Thank you for this. It’ll be very helpful.

I have a question. I want to take a UHD and edit the film. I want to keep the grading that it was released with, but do my edit, and be able to output the edited version with identical grading from the source, but with the new edit.

This used to be as easy as making an MKV of the film, converting it to ProRES, and then outputting a new ProRES after the edit. NOW when I try this, the color is washed out and completely off, and I believe I lose the HDR grading entirely.

I really appreciate the direction to process the MKV to ProRES 444, that’s good… but I still see it with the ungraded look. Is there a way to extract a LUT from the MKV?

Thanks so much for your help.

The color is “washed out” and “completely off” because it’s a Rec.2020 source, but your video editing application is assuming it’s a Rec.709 source. What software do you use to edit?

If you want to preserve the original HDR grading without making any modifications, then it should look washed out on your SDR display. That’s normal. And then in your timeline and export settings, you need to specify that it’s Rec.2020 ST2084 so that it doesn’t default to exporting in Rec.709.

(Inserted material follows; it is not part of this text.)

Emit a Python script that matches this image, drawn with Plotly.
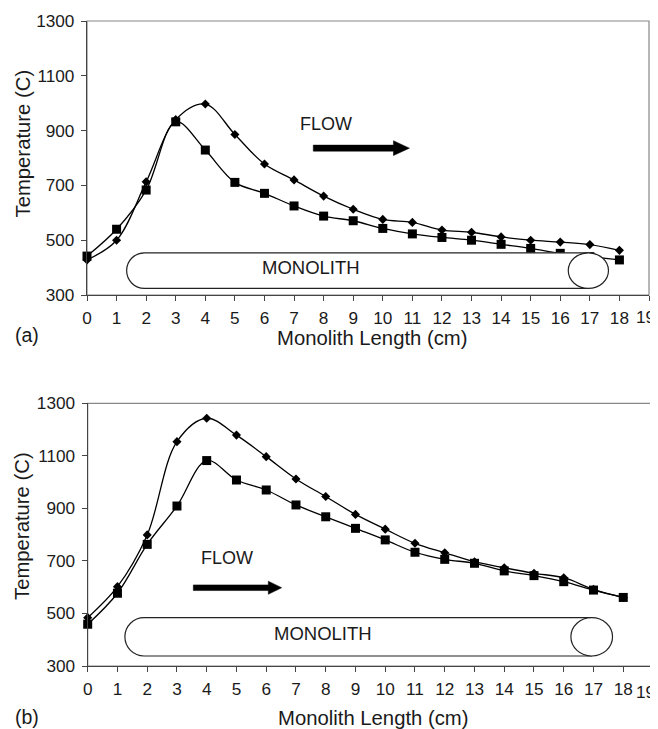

This is a simple color management setting in DaVinci Resolve.

In other common editing programs, unfortunately, it’s complicated and sometimes not even possible to specify your timeline and output color space and gamma. So I recommend DaVinci Resolve for that reason.

HDR video will always look washed out on an SDR screen unless it’s being tonemapped. So when you’ve exported your film, you can try playing it in VLC or MPV to see it with the tonemapped colors. (Or just simply play it on an HDR TV).